La relación entre México y Estados Unidos se ha complicado notoriamente en las últimas semanas. Aunque llevamos rato con dificultades, provenientes de las estrategias frente a la migración de parte de ellos y las relacionadas con la energía de parte nuestra, la situación es bastante peor desde el juicio a García Luna en ese país.
Por un lado, López Obrador quiso aprovechar ese juicio para convertirlo en una descalificación total del gobierno de Felipe Calderón. Por otra, la atención que tenían los medios internacionales sobre México desde la manifestación del 13 de noviembre, que se reflejó positivamente en la del 26 de febrero, implicó también la elevación del tema de narcotráfico, debido al juicio. Por las menciones a su persona en ese proceso, López Obrador le fue bajando al tema, pero en Estados Unidos ocurrió al revés, y algunos políticos empezaron a asociar el tema con el Presidente.
El muy confuso caso de los estadounidenses secuestrados en Matamoros, donde dos de ellos murieron, encontró entonces un campo ya preparado. Los republicanos aprovechan para descalificar a Biden en el tema del fentanilo y la seguridad, de donde se extienden a migración. Alguno ha regresado a la idea de declarar los cárteles como organizaciones terroristas, lo que para algunos en México es interpretado como el inicio de una invasión armada.
Los demócratas tratan de minimizar estos ataques, y para ello trasladan parte de la responsabilidad a López Obrador, y exigen que haya un trato más rudo, no solamente en el tema económico, sino también en el de seguridad. No mencionan migración, donde, como sabemos, México es el muro.
Aquí, López Obrador se hace eco de aquellos que imaginan una invasión armada para envolverse en la bandera nacional, y regresar a esa historia de bronce que le encanta y que sigue siendo casi la única referencia para la mayoría de los mexicanos. No dudo que este sábado, en la conmemoración de la nacionalización de la industria petrolera, aprovechando el lema que le pusieron a Pemex al inicio del sexenio, el tema sea “en defensa de la soberanía”.
En ambos países, la relación se ha convertido en tema electoral, porque ambos elegiremos presidente en 2024. Ya nos había pasado eso en 2015, cuando Trump nos usó durante la campaña para ganar votos, creando una ola xenófoba entre sus seguidores.

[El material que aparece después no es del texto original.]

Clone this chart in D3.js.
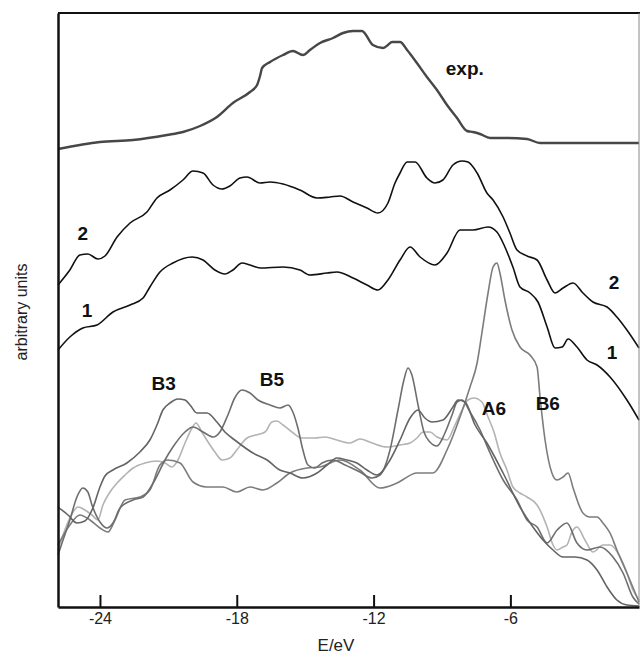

El riesgo que eso implicaba en materia económica se reflejó en una depreciación del peso que no tenía ninguna otra explicación. Pasamos de 15 a 22 pesos al día de la toma de posesión de Trump, y ahí nos mantuvimos debido a la renegociación del NAFTA, primero, y al triunfo de López Obrador, después. Las amenazas de hoy no son iguales, pero el entorno financiero es más volátil.
Algunos opositores se imaginan que la presión estadounidense sobre López Obrador es buena noticia, pero no es así. Primero, no se trata de algo orientado al beneficio de ciudadanos mexicanos, sino al interés de políticos estadounidenses. Segundo, es una gran oportunidad para que López Obrador aproveche su discurso soberanista trasnochado (el que no utiliza con Cuba, Venezuela o Nicaragua).
Lo más probable es que tengamos un incremento en la polarización en ambos países que no terminará con las elecciones de 2024. Tanto Trump como López Obrador (el Trump mexicano, lo llamó Fareed Zakaria) creen que eso los beneficia, y les tiene sin cuidado si daña a sus naciones. Ellos son la culminación de un proceso de deterioro político: autoritarios, irresponsables, narcisistas, que hacen realidad esa frase atribuida a Luis XIV: “después de mí, el diluvio”.
Dos grandes naciones subyugadas por dos embusteros. Después del diluvio, nos tocará reconciliar y reconstruir.